Andrew Quail - Goldman Sachs
And you guys don’t any sort of change the guidance sort of with the permitting process, if it was pushed out?
Paul Wright
Not at this stage.
Operator
Thank you. Our next question is a follow-up question from Kerry Smith from Haywood Securities.
Please go ahead.
Kerry Smith - Haywood Securities
Thanks for taking my second call. I just wondered on Efemcukuru one of the thing, will there be some time required to develop bit more headings in more scoping areas to get to build delivered 500,000 tonnes a year or you have enough now that you could probably do that with no issues?
Paul Wright
There is not a lot.
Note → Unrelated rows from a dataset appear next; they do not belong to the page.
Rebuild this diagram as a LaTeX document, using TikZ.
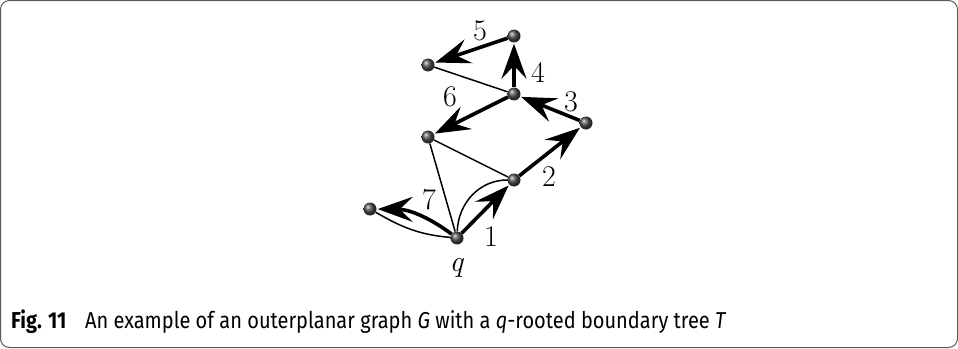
\documentclass[tikz,border=0pt]{standalone}
\usepackage{fontspec}
\newfontfamily\capfont[FakeStretch=0.87]{Fira Sans}
\usetikzlibrary{arrows.meta}

\begin{document}
\begin{tikzpicture}[x=1pt, y=-1pt, every node/.style={font=\fontsize{30}{34}\selectfont}, >={Stealth[length=35pt,width=25pt,inset=13pt]}]
	\tikzset{vtx/.style={circle, inner sep=0pt, minimum size=13pt, shading=ball, ball color=black!70},
		edge/.style={line width=1.5pt},
		tree/.style={line width=3.6pt, ->, shorten >=1pt}}
	\useasboundingbox (0,0) rectangle (958,348);
	\draw[black!65, line width=1pt, rounded corners=9pt] (0.5,0.5) rectangle (957.5,347.5);
	% vertices
	\node[vtx] (q) at (457,238) {};
	\node[vtx] (a) at (370,209) {};
	\node[vtx] (b) at (514,180) {};
	\node[vtx] (c) at (586,123) {};
	\node[vtx] (d) at (514,94) {};
	\node[vtx] (e) at (514,36) {};
	\node[vtx] (f) at (428,65) {};
	\node[vtx] (g) at (428,137) {};
	% edges of G not in T
	\draw[edge] (f) -- (d);
	\draw[edge] (g) -- (b);
	\draw[edge] (g) -- (q);
	\draw[edge] (a) to[out=-30, in=175] (q);
	\draw[edge] (q) to[out=88, in=180] (b);
	% boundary tree T
	\draw[tree] (q) -- (b);
	\draw[tree] (b) -- (c);
	\draw[tree] (c) -- (d);
	\draw[tree] (d) -- (e);
	\draw[tree] (e) -- (f);
	\draw[tree] (d) -- (g);
	\draw[tree] (q) to[bend right=18] (a);
	% labels
	\node (l1) at (491,237) {1};
	\node (l2) at (549,177) {2};
	\node (l3) at (571,102) {3};
	\node (l4) at (538,72) {4};
	\node (l5) at (480,31) {5};
	\node (l6) at (450,97) {6};
	\node (l7) at (429,200) {7};
	\node (lq) at (457,268) {\textit{q}};
	% caption
	\node[anchor=base west, inner sep=0pt, font=\capfont\fontsize{23}{26}\selectfont\bfseries] (fig) at (11,328) {Fig. 11};
	\node[anchor=base west, inner sep=0pt, font=\capfont\fontsize{23}{26}\selectfont] (cap) at (85,328) {An example of an outerplanar graph \textit{G} with a \textit{q}-rooted boundary tree \textit{T}};
\end{tikzpicture}
\end{document}
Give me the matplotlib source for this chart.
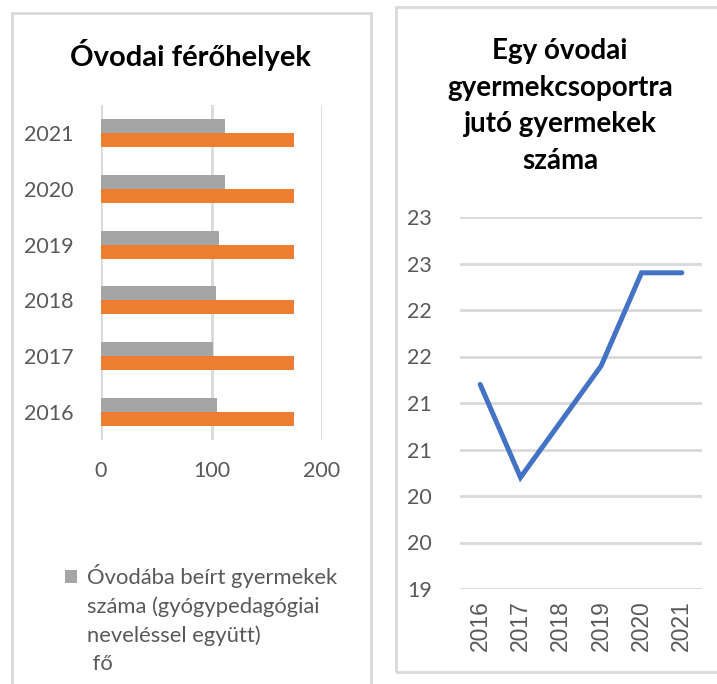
import matplotlib
matplotlib.use('Agg')
import matplotlib.pyplot as plt
from matplotlib.patches import Rectangle, Patch

# adatok
evek = ['2016', '2017', '2018', '2019', '2020', '2021']
beirt_gyermekek = [105, 101, 104, 107, 112, 112]
ferohelyek = [175, 175, 175, 175, 175, 175]
csoport_letszam = [21.2, 20.2, 20.8, 21.4, 22.4, 22.4]

bal_cim = 'Óvodai férőhelyek'
jobb_cim = 'Egy óvodai\ngyermekcsoportra\njutó gyermekek\nszáma'
sorozat_nevek = ['Óvodába beírt gyermekek\nszáma (gyógypedagógiai\nneveléssel együtt)', 'fő']
x_ticks_bal = [0, 100, 200]
y_ticks_jobb = [19, 19.5, 20, 20.5, 21, 21.5, 22, 22.5, 23]

SZURKE = '#a5a5a5'
NARANCS = '#ed7d31'
KEK = '#4472c4'
RACS = '#d9d9d9'
FELIRAT = '#595959'

plt.rcParams['font.family'] = ['Lato', 'DejaVu Sans']

W, H = 717, 684
fig = plt.figure(figsize=(W / 100, H / 100), dpi=100)


def px(x0, y0, x1, y1):
    # pixel koordinatak -> figura aranyok
    return [x0 / W, 1 - y1 / H, (x1 - x0) / W, (y1 - y0) / H]


# keretek
for (x0, y0, x1, y1) in [(12, 13, 371, 700), (396, 7, 730, 672)]:
    fig.patches.append(Rectangle((x0 / W, 1 - y1 / H), (x1 - x0) / W, (y1 - y0) / H,
                                 transform=fig.transFigure, fill=False,
                                 edgecolor=RACS, linewidth=2))

# --- bal oldali diagram ---
ax1 = fig.add_axes(px(101, 105, 322, 440))
pos = list(range(len(evek)))
h = 0.25
ax1.barh([p + h / 2 for p in pos], beirt_gyermekek, height=h, color=SZURKE, zorder=3)
ax1.barh([p - h / 2 for p in pos], ferohelyek, height=h, color=NARANCS, zorder=3)
ax1.set_xlim(0, 200)
ax1.set_ylim(-0.5, len(evek) - 0.5)
ax1.set_xticks(x_ticks_bal)
ax1.set_yticks(pos)
ax1.set_yticklabels(evek)
ax1.grid(axis='x', color=RACS, linewidth=2, zorder=0)
for s in ax1.spines.values():
    s.set_visible(False)
ax1.tick_params(length=0, labelsize=15.5, labelcolor=FELIRAT)
ax1.tick_params(axis='y', pad=20)
ax1.tick_params(axis='x', pad=15)
fig.text(190 / W, 1 - 55 / H, bal_cim, ha='center', va='center',
         fontsize=21, fontweight='bold', color='black')

# jelmagyarazat: soronkent, hogy a negyzet az elso sorhoz igazodjon
sorok = sorozat_nevek[0].split('\n') + [' ' + sorozat_nevek[1]]
kezelok = [Patch(facecolor=SZURKE)] + [Patch(facecolor='none', edgecolor='none')] * (len(sorok) - 1)
fig.legend(kezelok, sorok, loc='upper left', bbox_to_anchor=(54 / W, 1 - 553 / H),
           frameon=False, fontsize=15.8, labelcolor=FELIRAT, handlelength=0.55,
           handleheight=0.55, handletextpad=0.45, labelspacing=0.38, borderpad=0)

# --- jobb oldali diagram ---
ax2 = fig.add_axes(px(460, 217, 702, 589))
ax2.plot(range(len(evek)), csoport_letszam, color=KEK, linewidth=3.6,
         solid_capstyle='round', solid_joinstyle='miter', zorder=3)
ax2.set_xlim(-0.5, len(evek) - 0.5)
ax2.set_ylim(19, 23)
ax2.set_yticks(y_ticks_jobb)
ax2.set_yticklabels([str(int(v + 0.5)) for v in y_ticks_jobb])
ax2.set_xticks(range(len(evek)))
ax2.set_xticklabels(evek, rotation=90, fontfamily=['Liberation Sans', 'DejaVu Sans'])
ax2.grid(axis='y', color=RACS, linewidth=2, zorder=0)
for s in ax2.spines.values():
    s.set_visible(False)
ax2.tick_params(length=0, labelsize=15.5, labelcolor=FELIRAT)
ax2.tick_params(axis='x', labelsize=16.5, pad=8)
ax2.tick_params(axis='y', pad=20)
fig.text(560 / W, 1 - 106 / H, jobb_cim, ha='center', va='center',
         fontsize=20, fontweight='bold', color='black', linespacing=1.52)

fig.savefig('out.png', dpi=100)
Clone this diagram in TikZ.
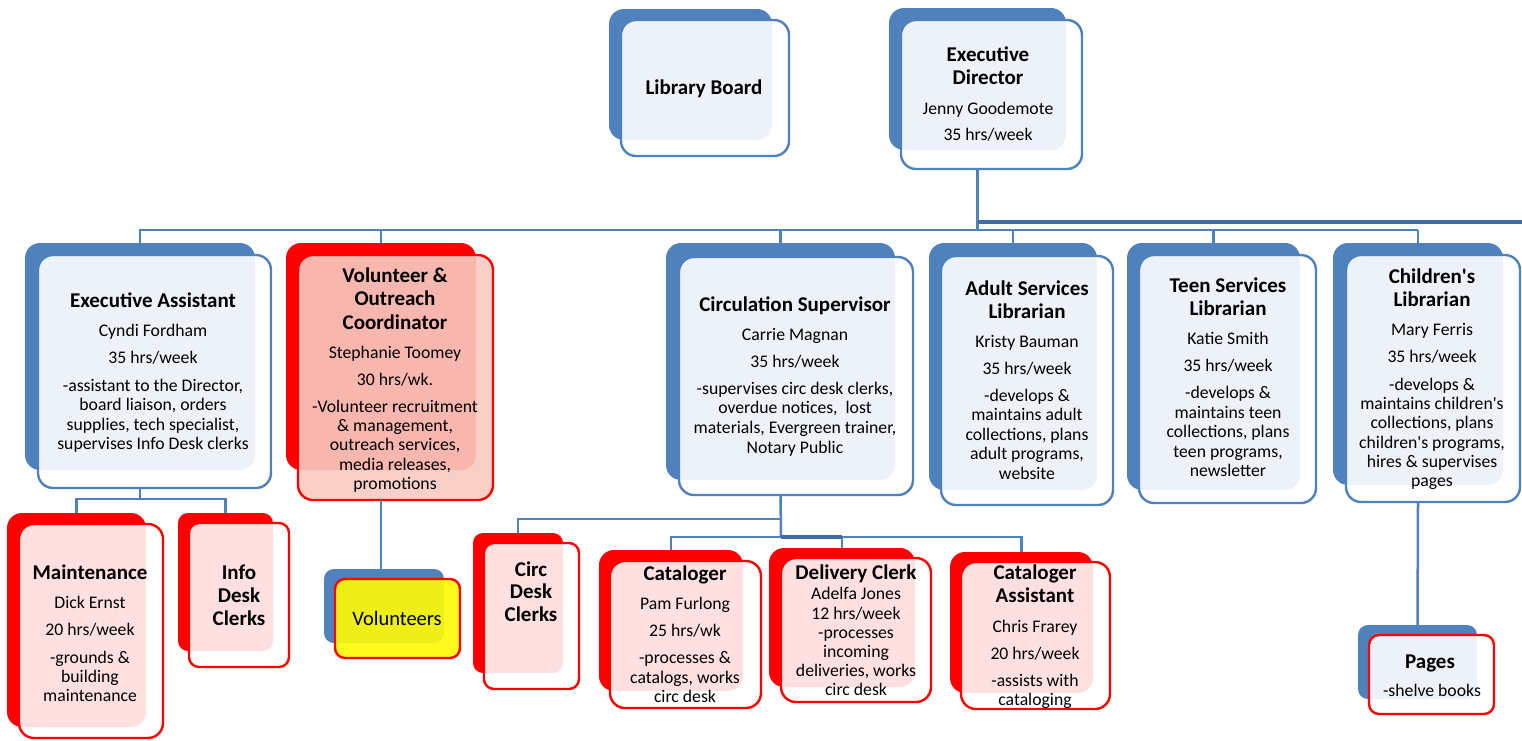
\documentclass[tikz,border=0pt]{standalone}
\usepackage{fontspec}
\setmainfont{Carlito}
\definecolor{cblue}{RGB}{79,129,189}
\definecolor{cbus}{RGB}{64,108,164}
\definecolor{cred}{RGB}{255,0,0}
\definecolor{csalmon}{RGB}{248,203,194}
\definecolor{cyel}{RGB}{255,250,9}
\newcommand\orgbox[6]{\pgfmathsetmacro\obw{#5-#3}\pgfmathsetmacro\obh{#6-#4}%
  \node[#1,minimum width=\obw pt,minimum height=\obh pt,anchor=north west] (#2) at (#3,#4) {};}
\begin{document}
\begin{tikzpicture}[x=1pt,y=-1pt,
  bx/.style={shape=rectangle,inner sep=0pt,outer sep=0pt,rounded corners=15pt},
  backb/.style={bx,fill=cblue,draw=none},
  backr/.style={bx,fill=cred,draw=none},
  frontb/.style={bx,draw=cblue,line width=2.4pt,fill=white,fill opacity=0.9},
  frontr/.style={bx,draw=cred,line width=2.4pt,fill=white,fill opacity=0.88},
  fronts/.style={bx,draw=cred,line width=2.4pt,fill=csalmon,fill opacity=0.9},
  fronty/.style={bx,draw=cred,line width=2.4pt,fill=cyel,fill opacity=0.915,rounded corners=10pt},
  frontp/.style={bx,draw=cred,line width=2.4pt,fill=white,fill opacity=0.9,rounded corners=10pt},
  smallb/.style={rounded corners=10pt},
  conn/.style={draw=cblue,line width=2.5pt},
  busthick/.style={draw=cbus,line width=3.6pt},
  ttl/.style={anchor=base,inner sep=0pt,font=\fontsize{21}{23}\selectfont\bfseries},
  bdy/.style={anchor=base,inner sep=0pt,font=\fontsize{17.7}{19.5}\selectfont}
]
\useasboundingbox (0,0) rectangle (1522,740);
\fill[white] (0,0) rectangle (1522,740);

% ---------- boxes (back, then front) ----------
\orgbox{backb}{lb-b}{609}{9}{772}{140}
\orgbox{frontb}{lb-f}{621}{20}{789}{156}
\orgbox{backb}{ed-b}{889}{8}{1066}{150}
\orgbox{frontb}{ed-f}{901}{20}{1082}{169}

\coordinate (busL) at (139,230);
\coordinate (busE) at (1522,222);
\coordinate (eaj) at (140,499);
\coordinate (csj1) at (781,519);
\coordinate (csj2) at (781,537);

\orgbox{backb}{ea-b}{25}{243}{255}{470}
\orgbox{frontb}{ea-f}{38}{255}{271}{488}
\orgbox{backr}{vo-b}{286}{243}{476}{470}
\orgbox{fronts}{vo-f}{298}{255}{493}{500}
\orgbox{backb}{cs-b}{666}{243}{895}{480}
\orgbox{frontb}{cs-f}{679}{257}{913}{495}
\orgbox{backb}{as-b}{929}{243}{1097}{490}
\orgbox{frontb}{as-f}{941}{256}{1113}{505}
\orgbox{backb}{ts-b}{1127}{243}{1300}{490}
\orgbox{frontb}{ts-f}{1139}{255}{1316}{503}
\orgbox{backb}{ch-b}{1333}{243}{1503}{485}
\orgbox{frontb}{ch-f}{1346}{255}{1520}{502}

\orgbox{backr}{mt-b}{7}{513}{146}{727}
\orgbox{frontr}{mt-f}{19}{524}{163}{738}
\orgbox{backr,smallb}{id-b}{178}{513}{273}{651}
\orgbox{frontr,smallb}{id-f}{189}{523}{289}{667}
\orgbox{backb,smallb}{vl-b}{324}{569}{444}{643}
\orgbox{fronty}{vl-f}{335}{579}{460}{658}
\orgbox{backr,smallb}{cd-b}{473}{533}{563}{673}
\orgbox{frontr,smallb}{cd-f}{484}{543}{579}{689}
\orgbox{backr}{ca-b}{599}{550}{743}{691}
\orgbox{frontr}{ca-f}{610}{561}{761}{708}
\orgbox{backr}{dc-b}{769}{548}{915}{687}
\orgbox{frontr}{dc-f}{781}{558}{931}{702}
\orgbox{backr}{cat-b}{950}{552}{1093}{693}
\orgbox{frontr}{cat-f}{961}{562}{1110}{709}
\orgbox{backb,smallb}{pg-b}{1358}{625}{1477}{699}
\orgbox{frontp}{pg-f}{1369}{635}{1494}{714}

% ---------- connectors ----------
\draw[conn] (ed-b.south |- ed-f.south) -- (ed-b.south |- busL);
\draw[busthick] (ed-b.south |- busE) -- (busE);
\draw[conn] (busL) -- (ch-b.north |- busL);
\foreach \n in {ea,vo,cs,as,ts,ch} \draw[conn] (\n-b.north |- busL) -- (\n-b.north);
\draw[conn] (ea-b.south |- ea-f.south) -- (ea-b.south |- eaj);
\draw[conn] (mt-b.north) -- (mt-b.north |- eaj) -- (id-b.north |- eaj) -- (id-b.north);
\draw[conn] (vo-b.south |- vo-f.south) -- (vo-b.south |- vl-b.north);
\draw[conn] (cs-b.south |- cs-f.south) -- (csj2);
\draw[conn] (cd-b.north) -- (cd-b.north |- csj1) -- (csj1);
\draw[conn] (ca-b.north) -- (ca-b.north |- csj2) -- (cat-b.north |- csj2) -- (cat-b.north);
\draw[conn] (dc-b.north |- csj2) -- (dc-b.north);
\draw[busthick] (csj2) -- (dc-b.north |- csj2);
\draw[conn] (ch-b.south |- ch-f.south) -- (pg-b.north);

% ---------- texts ----------
\node[ttl] (lb-t1) at (704,94) {Library Board};

\foreach[count=\i] \ty/\tx in {54/Executive,77/Director} \node[ttl] (ed-t\i) at (988,\ty+7) {\tx};
\foreach[count=\i] \ty/\tx in {108/{Jenny Goodemote},134/{35 hrs/week}} \node[bdy] (ed-n\i) at (988,\ty+6) {\tx};

\node[ttl] (ea-t1) at (153,307) {Executive Assistant};
\foreach[count=\i] \ty/\tx in {330/{Cyndi Fordham},357/{35 hrs/week},385/{-assistant to the Director,},404/{board liaison, orders},424/{supplies, tech specialist,},443/{supervises Info Desk clerks}}
  \node[bdy] (ea-n\i) at (153,\ty+6) {\tx};

\foreach[count=\i] \ty/\tx in {275/{Volunteer \&},298/Outreach,322/Coordinator} \node[ttl] (vo-t\i) at (395,\ty+7) {\tx};
\foreach[count=\i] \ty/\tx in {352/{Stephanie Toomey},379/{30 hrs/wk.},406/{-Volunteer recruitment},425/{\& management,},444/{outreach services,},464/{media releases,},483/promotions}
  \node[bdy] (vo-n\i) at (395,\ty+6) {\tx};

\node[ttl] (cs-t1) at (795,311) {Circulation Supervisor};
\foreach[count=\i] \ty/\tx in {334/{Carrie Magnan},361/{35 hrs/week},388/{-supervises circ desk clerks,},407/{overdue notices,\ \ lost},427/{materials, Evergreen trainer,},447/{Notary Public}}
  \node[bdy] (cs-n\i) at (795,\ty+6) {\tx};

\foreach[count=\i] \ty/\tx in {288/{Adult Services},311/Librarian} \node[ttl] (as-t\i) at (1027,\ty+7) {\tx};
\foreach[count=\i] \ty/\tx in {341/{Kristy Bauman},368/{35 hrs/week},395/{-develops \&},414/{maintains adult},434/{collections, plans},453/{adult programs,},473/website}
  \node[bdy] (as-n\i) at (1027,\ty+6) {\tx};

\foreach[count=\i] \ty/\tx in {285/{Teen Services},308/Librarian} \node[ttl] (ts-t\i) at (1228,\ty+7) {\tx};
\foreach[count=\i] \ty/\tx in {338/{Katie Smith},365/{35 hrs/week},392/{-develops \&},412/{maintains teen},431/{collections, plans},451/{teen programs,},470/newsletter}
  \node[bdy] (ts-n\i) at (1228,\ty+6) {\tx};

\foreach[count=\i] \ty/\tx in {276/{Children\textquotesingle s},299/Librarian} \node[ttl] (ch-t\i) at (1432,\ty+7) {\tx};
\foreach[count=\i] \ty/\tx in {329/{Mary Ferris},356/{35 hrs/week},384/{-develops \&},403/{maintains children\textquotesingle s},422/{collections, plans},442/{children\textquotesingle s programs,},461/{hires \& supervises},480/pages}
  \node[bdy] (ch-n\i) at (1432,\ty+6) {\tx};

\node[ttl] (mt-t1) at (90,579) {Maintenance};
\foreach[count=\i] \ty/\tx in {602/{Dick Ernst},629/{20 hrs/week},657/{-grounds \&},676/building,695/maintenance}
  \node[bdy] (mt-n\i) at (90,\ty+6) {\tx};

\foreach[count=\i] \ty/\tx in {572/Info,595/Desk,618/Clerks} \node[ttl] (id-t\i) at (239,\ty+7) {\tx};

\node[bdy,font=\fontsize{20.5}{22}\selectfont] (vl-t1) at (397,625) {Volunteers};

\foreach[count=\i] \ty/\tx in {569/Circ,591/Desk,614/Clerks} \node[ttl] (cd-t\i) at (531,\ty+7) {\tx};

\node[ttl] (ca-t1) at (685,580) {Cataloger};
\foreach[count=\i] \ty/\tx in {603/{Pam Furlong},630/{25 hrs/wk},657/{-processes \&},677/{catalogs, works},696/{circ desk}}
  \node[bdy] (ca-n\i) at (685,\ty+6) {\tx};

\node[ttl] (dc-t1) at (856,579) {Delivery Clerk};
\foreach[count=\i] \ty/\tx in {593/{Adelfa Jones},613/{12 hrs/week},632/-processes,651/incoming,670/{deliveries, works},689/{circ desk}}
  \node[bdy] (dc-n\i) at (856,\ty+6) {\tx};

\foreach[count=\i] \ty/\tx in {572/Cataloger,595/Assistant} \node[ttl] (cat-t\i) at (1035,\ty+7) {\tx};
\foreach[count=\i] \ty/\tx in {626/{Chris Frarey},653/{20 hrs/week},680/{-assists with},699/cataloging}
  \node[bdy] (cat-n\i) at (1035,\ty+6) {\tx};

\node[ttl] (pg-t1) at (1430,668) {Pages};
\node[bdy] (pg-n1) at (1432,696) {-shelve books};
\end{tikzpicture}
\end{document}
I don’t think there is a lot of underground infrastructure that would need to be little bed.
As Paul sort of alluded to Paul Wright in his comments, I mean, the other thing that we’re looking at is getting ounces to the mill by reducing dilution a little bit and we’re not bad dilution, but I mean that’s another way by helping the grade to do it is well so I guess could be a combination of two. As I mentioned we’re not looking at radical changes in the mining method or anything else.
So it can be a little bit more underground development but not significant.
Kerry Smith - Haywood Securities
But with the critical path to get to higher production rate that’s called whether it’s ounces or tonnes, is would be the construction not necessarily any underground development that you have to do?
Paul Wright
It wouldn’t be underground development other than anything.
Norm Pitcher
I think it’s reasonable to assume carry that in a time it would take to implement whatever changes in the plant would be sufficient for us to whatever development.
Operator
Thank you. We have no further questions at this time.
I would now like to turn the meeting back over to Mr. Paul Wright.
Paul Wright
Well thank you Operator and thank you everybody who’s attended on the call and call for the questions, greatly appreciated, and we look forward to talking to you all at the end of second quarter. Thanks again operator
Operator
Thank you. The conference call has now ended.
Please disconnect your lines at this time. And we thank all who participated.